Objective: The primary end points of this study were safety and efficacy of early cannulation of the Flixene graft (Maquet-Atrium Medical, Hudson, NH). Secondary end points were complications and patency.
Methods: This is a prospective single-center nonrandomized study. Study data included patient characteristics; history of vascular access; operative technique; interval between implantation and initial cannulation; complications; and patency at 1 month, 3 months, and every 6 months. Patency rates were estimated by the Kaplan-Meier method.
Results: Between January 2011 and September 2013, a total of 46 Flixene grafts were implanted in 44 patients (27 men) with a mean age of 63 years. The implantation site was the upper arm in 67% of cases, the forearm in 11%, and the thigh in 22%. Seven grafts were never cannulated during the study period. Of the remaining 39 grafts, 32 (82%) were successfully cannulated within the first week after implantation, including 16 (41%) on the first day. The median interval from implantation to initial cannulation was 2 days (interquartile range, 1-3 days). The median follow-up was 223.5 days (interquartile range, 97-600 days). Five hematomas occurred, but only one required surgical revision. Primary assisted and secondary patency rates were 65% and 86%, respectively, at 6 months and 56% and 86%, respectively, at 1 year.

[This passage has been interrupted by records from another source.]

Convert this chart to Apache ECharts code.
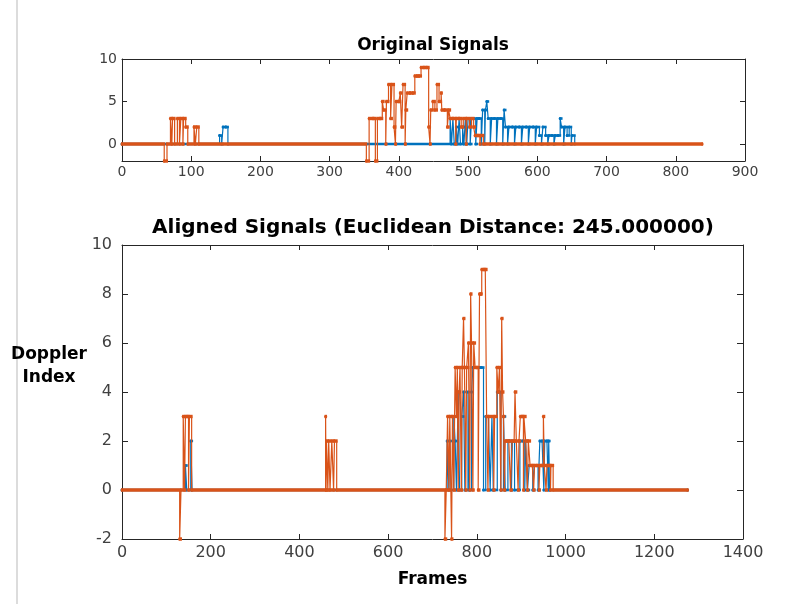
<!DOCTYPE html>
<html>
<head>
<meta charset="utf-8">
<script src="https://cdn.jsdelivr.net/npm/echarts@6/dist/echarts.min.js"></script>
<style>
html,body{margin:0;padding:0;background:#fff;}
#chart{width:805px;height:604px;}
</style>
</head>
<body>
<div id="chart"></div>
<script>
// ---- Original signals (top) ----
const origBlueFrames = [0, 141, 144, 146, 150, 153,
  474, 476, 478, 480, 483, 485, 487, 489, 492, 494, 496, 498, 500, 503, 505, 508, 511, 513, 516, 519,
  521, 524, 525, 527, 529, 532, 534, 538, 541, 543, 547, 550, 552, 554, 557, 559, 564, 567, 569, 574,
  577, 579, 584, 587, 589, 594, 597, 599, 603, 606, 608, 612, 615, 617, 621, 624, 626, 630, 633, 635,
  638, 640, 643, 646, 649, 650, 654];
const origBlueValues = [0, 1, 0, 2, 2, 0,
  3, 0, 3, 0, 2, 0, 3, 0, 2, 0, 3, 0, 3, 0, 3, 3, 0, 3, 3, 0,
  4, 0, 4, 5, 3, 0, 3, 3, 0, 3, 3, 0, 4, 2, 0, 2, 2, 0, 2, 2,
  0, 2, 2, 0, 2, 2, 0, 2, 1, 0, 2, 1, 0, 1, 1, 0, 1, 1, 3, 2,
  0, 2, 1, 2, 0, 1, 0];

const origOrangeFrames = [0, 61, 65, 70, 72, 73, 76, 80, 83, 85, 88, 89, 92, 95, 104, 106, 108, 111,
  353, 357, 363, 366, 369, 373, 376, 378, 381, 382, 385, 388, 390, 393, 395, 396, 400, 402, 404, 406,
  409, 410, 412, 416, 420, 423, 426, 429, 432, 436, 440, 443, 445, 446, 449, 452, 455, 458, 461, 462,
  466, 470, 472, 474, 478, 482, 483, 487, 490, 493, 497, 498, 502, 505, 508, 510, 514, 517, 518, 522, 838];
const origOrangeValues = [0, -2, 0, 3, 0, 3, 0, 3, 0, 3, 0, 3, 2, 0, 2, 0, 2, 0,
  -2, 3, 3, -2, 3, 3, 5, 4, 0, 5, 7, 3, 7, 2, 0, 5, 5, 6, 2, 7,
  0, 4, 6, 6, 6, 8, 8, 8, 9, 9, 9, 2, 0, 4, 5, 4, 7, 5, 6, 4,
  4, 2, 4, 3, 3, 0, 3, 3, 2, 3, 0, 3, 2, 3, 2, 1, 1, 0, 1, 0, 0];

// ---- Aligned signals (bottom) ----
const alignBlueFrames = [0, 143, 146, 155, 158,
  733, 737, 739, 742, 748, 751, 754, 758, 761, 766, 770, 773, 780, 783, 788, 791, 800, 805, 810, 815,
  820, 826, 830, 834, 837, 846, 850, 854, 860, 864, 870, 874, 878, 880, 885, 897, 903, 908, 910, 914,
  918, 922, 926, 930, 934, 938, 942, 947, 951, 953, 958, 961, 962, 964, 1275];
const alignBlueValues = [0, 1, 0, 2, 0,
  2, 0, 2, 0, 3, 2, 0, 4, 0, 3, 4, 0, 4, 0, 4, 5, 5, 5, 5, 0,
  3, 3, 0, 3, 0, 4, 4, 0, 3, 0, 2, 2, 0, 2, 0, 2, 2, 0, 2, 0,
  1, 1, 0, 1, 1, 0, 2, 2, 0, 2, 2, 0, 2, 0, 0];

const alignOrangeFrames = [0, 130, 133, 138, 141, 143, 147, 150, 152, 157,
  459, 460, 461, 464, 466, 469, 473, 477, 479, 484,
  728, 731, 734, 737, 739, 743, 745, 748, 751, 754, 756, 758, 760, 762, 765, 767, 770, 772, 775, 777,
  781, 784, 786, 788, 791, 793, 796, 800, 803, 806, 809, 811, 815, 819, 822, 825, 827, 838, 840, 845,
  848, 851, 854, 856, 858, 860, 862, 864, 867, 872, 876, 879, 884, 886, 889, 893, 895, 898, 902, 905,
  906, 910, 914, 916, 920, 925, 928, 930, 935, 940, 942, 946, 950, 952, 956, 958, 962, 966, 967, 972, 1275];
const alignOrangeValues = [0, -2, 0, 3, 0, 3, 3, 0, 3, 0,
  3, 0, 2, 0, 2, 0, 2, 0, 2, 0,
  -2, 0, 3, 0, 3, -2, 3, 0, 5, 3, 5, 0, 4, 5, 0, 5, 7, 5, 0, 5,
  6, 0, 8, 6, 0, 6, 5, 5, 0, 8, 8, 9, 9, 9, 3, 0, 3, 0, 3, 5,
  4, 5, 0, 7, 4, 3, 0, 2, 2, 2, 0, 2, 2, 4, 2, 0, 2, 3, 3, 0,
  3, 2, 0, 2, 1, 1, 0, 1, 1, 0, 1, 1, 3, 1, 0, 1, 1, 0, 1, 0, 0];

const topYTicks = [0, 5, 10];

const BLUE = '#0072BD', ORANGE = '#D95319';
const AX = '#262626', LBL = '#404040';
const FONT = 'DejaVu Sans';

function pairs(f, v) { return f.map((x, i) => [x, v[i]]); }
// horizontal segments of the stairs: [x_i, x_{i+1}, y_i]
function segs(f, v) {
  const out = [];
  for (let i = 0; i < f.length - 1; i++) out.push([f[i], f[i + 1], v[i]]);
  return out;
}

function stepSeries(name, f, v, color, ai, z) {
  return {
    name, type: 'line', step: 'end', xAxisIndex: ai, yAxisIndex: ai, z,
    data: pairs(f, v), showAllSymbol: true, symbol: 'circle', symbolSize: 3,
    lineStyle: { color, width: 1.2 }, itemStyle: { color },
    animation: false
  };
}
function capSeries(name, f, v, color, ai, w, z) {
  return {
    name: name + ' caps', type: 'custom', xAxisIndex: ai, yAxisIndex: ai, z,
    data: segs(f, v), animation: false, silent: true,
    encode: { x: [0, 1], y: 2 },
    renderItem: function (params, api) {
      const p1 = api.coord([api.value(0), api.value(2)]);
      const p2 = api.coord([api.value(1), api.value(2)]);
      return {
        type: 'line',
        shape: { x1: p1[0] - 1, y1: p1[1], x2: p2[0] + 1, y2: p2[1] },
        style: { stroke: color, lineWidth: w }
      };
    }
  };
}

function xAx(grid, min, max, interval, pos, show, fs, margin, extra) {
  return Object.assign({
    type: 'value', gridIndex: grid, min, max, interval, position: pos,
    axisLine: { show: true, onZero: false, lineStyle: { color: AX, width: 1 } },
    axisTick: { show: true, inside: true, length: 5, lineStyle: { color: AX } },
    axisLabel: { show, color: LBL, fontSize: fs, fontFamily: FONT, margin, formatter: v => String(v) },
    splitLine: { show: false }
  }, extra || {});
}

const chart = echarts.init(document.getElementById('chart'), null, { renderer: 'canvas' });
chart.setOption({
  backgroundColor: '#fff',
  animation: false,
  grid: [
    { left: 122, top: 59, width: 623, height: 102 },
    { left: 122, top: 245, width: 621, height: 294 }
  ],
  xAxis: [
    xAx(0, 0, 900, 100, 'bottom', true, 14, 4),
    xAx(1, 0, 1400, 200, 'bottom', true, 16, 6, {
      name: 'Frames', nameLocation: 'middle', nameGap: 32,
      nameTextStyle: { color: '#000', fontSize: 17, fontWeight: 'bold', fontFamily: FONT }
    }),
    xAx(0, 0, 900, 100, 'top', false, 14, 4),
    xAx(1, 0, 1400, 200, 'top', false, 16, 6)
  ],
  yAxis: [
    {
      type: 'value', gridIndex: 0, min: -2, max: 10, position: 'left',
      axisLine: { show: true, onZero: false, lineStyle: { color: AX } },
      axisTick: { show: true, inside: true, length: 5, customValues: topYTicks, lineStyle: { color: AX } },
      axisLabel: { color: LBL, fontSize: 14, fontFamily: FONT, margin: 5, customValues: topYTicks },
      splitLine: { show: false }
    },
    {
      type: 'value', gridIndex: 1, min: -2, max: 10, interval: 2, position: 'left',
      axisLine: { show: true, onZero: false, lineStyle: { color: AX } },
      axisTick: { show: true, inside: true, length: 6, lineStyle: { color: AX } },
      axisLabel: { color: LBL, fontSize: 16, fontFamily: FONT, margin: 10 },
      splitLine: { show: false }
    },
    {
      type: 'value', gridIndex: 0, min: -2, max: 10, position: 'right',
      axisLine: { show: true, onZero: false, lineStyle: { color: AX } },
      axisTick: { show: true, inside: true, length: 5, customValues: topYTicks, lineStyle: { color: AX } },
      axisLabel: { show: false, customValues: topYTicks },
      splitLine: { show: false }
    },
    {
      type: 'value', gridIndex: 1, min: -2, max: 10, interval: 2, position: 'right',
      axisLine: { show: true, onZero: false, lineStyle: { color: AX } },
      axisTick: { show: true, inside: true, length: 6, lineStyle: { color: AX } },
      axisLabel: { show: false },
      splitLine: { show: false }
    }
  ],
  series: [
    stepSeries('Original 1', origBlueFrames, origBlueValues, BLUE, 0, 2),
    capSeries('Original 1', origBlueFrames, origBlueValues, BLUE, 0, 2.6, 3),
    stepSeries('Original 2', origOrangeFrames, origOrangeValues, ORANGE, 0, 4),
    capSeries('Original 2', origOrangeFrames, origOrangeValues, ORANGE, 0, 3.4, 5),
    stepSeries('Aligned 1', alignBlueFrames, alignBlueValues, BLUE, 1, 2),
    capSeries('Aligned 1', alignBlueFrames, alignBlueValues, BLUE, 1, 2.6, 3),
    stepSeries('Aligned 2', alignOrangeFrames, alignOrangeValues, ORANGE, 1, 4),
    capSeries('Aligned 2', alignOrangeFrames, alignOrangeValues, ORANGE, 1, 3.4, 5)
  ],
  graphic: [
    { type: 'rect', shape: { x: 16, y: 0, width: 2, height: 604 }, style: { fill: '#dcdcdc' }, silent: true },
    { type: 'text', x: 433, y: 46, style: { text: 'Original Signals', font: 'bold 17px "DejaVu Sans"', fill: '#000', textAlign: 'center', textVerticalAlign: 'middle' } },
    { type: 'text', x: 433, y: 228, style: { text: 'Aligned Signals (Euclidean Distance: 245.000000)', font: 'bold 20px "DejaVu Sans"', fill: '#000', textAlign: 'center', textVerticalAlign: 'middle' } },
    { type: 'text', x: 49, y: 366, style: { text: 'Doppler\nIndex', font: 'bold 17px "DejaVu Sans"', fill: '#000', textAlign: 'center', textVerticalAlign: 'middle', lineHeight: 23 } }
  ]
});
</script>
</body>
</html>
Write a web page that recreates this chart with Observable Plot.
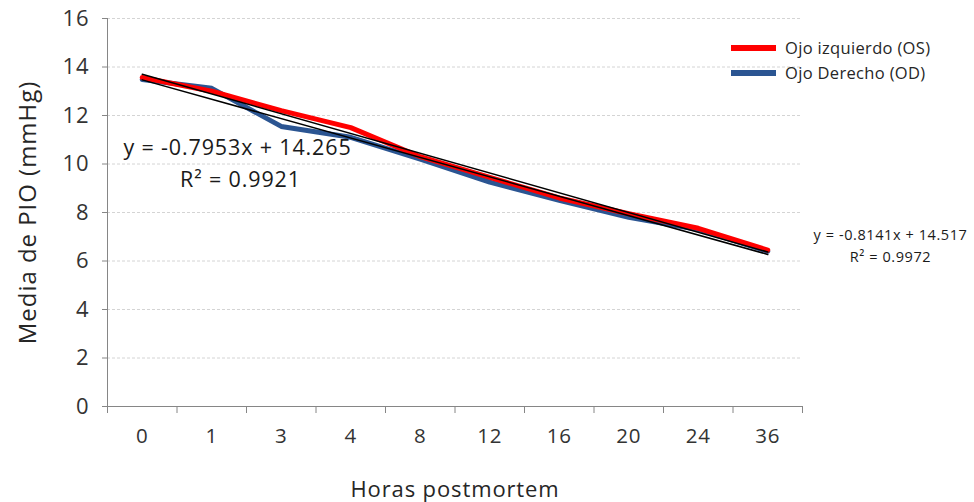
<!DOCTYPE html>
<html><head><meta charset="utf-8">
<script src="https://cdn.jsdelivr.net/npm/d3@7"></script>
<script src="https://cdn.jsdelivr.net/npm/@observablehq/plot@0.6"></script>
<style>
body{margin:0;background:#fff;}
#wrap{position:relative;width:974px;height:502px;font-family:"Open Sans",sans-serif;}
#wrap svg text{letter-spacing:0.04em;}
#wrap svg text.eq2{letter-spacing:0;}
.legend{position:absolute;left:731px;top:35px;font-size:16.5px;color:#262626;font-family:"Open Sans",sans-serif;letter-spacing:0.02em;}
.legend .row{display:flex;align-items:center;height:25px;}
.legend .sw{width:45px;height:6px;margin-right:9px;}
</style></head><body><div id="wrap"></div>
<script>
const hours = ["0","1","3","4","8","12","16","20","24","36"];
const osValues = [13.57, 13.0, 12.2, 11.5, 10.3, 9.45, 8.6, 7.95, 7.35, 6.45];
const odValues = [13.48, 13.12, 11.55, 11.1, 10.2, 9.25, 8.5, 7.8, 7.3, 6.4];
const yTicks = [0, 2, 4, 6, 8, 10, 12, 14, 16];
const eqOD = ["y = -0.7953x + 14.265", "R² = 0.9921"];
const eqOS = ["y = -0.8141x + 14.517", "R² = 0.9972"];
const seriesNames = ["Ojo izquierdo (OS)", "Ojo Derecho (OD)"];
const seriesColors = ["#ff0000", "#2b5592"];
const xTitle = "Horas postmortem";
const yTitle = "Media de PIO (mmHg)";

const data = hours.map((h, i) => ({pos: i + 0.5, h, os: osValues[i], od: odValues[i]}));
const centers = hours.map((h, i) => i + 0.5);
const bounds = d3.range(hours.length + 1);
const axisGray = "#868686";

const chart = Plot.plot({
  width: 974, height: 502,
  marginLeft: 107, marginRight: 172, marginTop: 18, marginBottom: 96,
  style: {fontFamily: "'Open Sans', sans-serif", background: "#fff"},
  x: {domain: [0, hours.length], axis: null},
  y: {domain: [0, 16], axis: null},
  marks: [
    Plot.ruleY(yTicks.filter(d => d > 0), {stroke: "#d4d4d4", strokeDasharray: "3,2", strokeWidth: 1}),
    Plot.axisY(yTicks, {tickSize: 5, tickPadding: 13, fontSize: 22, stroke: axisGray, fill: "#333", label: null}),
    Plot.axisX(centers, {tickSize: 0, tickPadding: 22, fontSize: 20.5, fill: "#333", tickFormat: d => hours[Math.round(d - 0.5)], label: null}),
    Plot.axisX(bounds, {tickSize: 7, tickFormat: () => "", stroke: axisGray, label: null}),
    Plot.ruleX([0], {stroke: axisGray}),
    Plot.ruleY([0], {stroke: axisGray}),
    Plot.line(data, {x: "pos", y: "od", stroke: seriesColors[1], strokeWidth: 5, strokeLinejoin: "round", strokeLinecap: "round"}),
    Plot.line(data, {x: "pos", y: "os", stroke: seriesColors[0], strokeWidth: 5, strokeLinejoin: "round", strokeLinecap: "round"}),
    Plot.linearRegressionY(data, {x: "pos", y: "od", ci: 0, stroke: "#000", strokeWidth: 1.5}),
    Plot.linearRegressionY(data, {x: "pos", y: "os", ci: 0, stroke: "#000", strokeWidth: 1.5}),
    Plot.text([eqOD[0]], {frameAnchor: "top-left", dx: 130, dy: 130, textAnchor: "middle", lineAnchor: "middle", fontSize: 21.5, fill: "#1a1a1a"}),
    Plot.text([eqOD[1]], {frameAnchor: "top-left", dx: 133, dy: 162, textAnchor: "middle", lineAnchor: "middle", fontSize: 21.5, fill: "#1a1a1a"}),
    Plot.text([eqOS[0]], {frameAnchor: "top-left", dx: 783, dy: 217, textAnchor: "middle", lineAnchor: "middle", fontSize: 14.5, fill: "#1a1a1a", className: "eq2"}),
    Plot.text([eqOS[1]], {frameAnchor: "top-left", dx: 783, dy: 239, textAnchor: "middle", lineAnchor: "middle", fontSize: 14.5, fill: "#1a1a1a", className: "eq2"}),
    Plot.text([yTitle], {frameAnchor: "left", dx: -79, rotate: -90, textAnchor: "middle", lineAnchor: "middle", fontSize: 24, fill: "#262626"}),
    Plot.text([xTitle], {frameAnchor: "bottom", dy: 83, textAnchor: "middle", lineAnchor: "middle", fontSize: 22, fill: "#262626"})
  ]
});
const wrap = document.getElementById("wrap");
wrap.appendChild(chart);
const legend = document.createElement("div");
legend.className = "legend";
seriesNames.forEach((name, i) => {
  const row = document.createElement("div");
  row.className = "row";
  const sw = document.createElement("span");
  sw.className = "sw";
  sw.style.background = seriesColors[i];
  const t = document.createElement("span");
  t.textContent = name;
  row.appendChild(sw); row.appendChild(t);
  legend.appendChild(row);
});
wrap.appendChild(legend);
</script></body></html>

Conclusions: This study suggests that cannulation of the Flixene graft within 1 week after implantation is safe and effective. Early cannulation avoids or shortens the need for a temporary catheter. One-year patency rates appeared to be comparable to those achieved with conventional grafts, but long-term follow-up and randomized controlled studies will be needed to confirm this finding.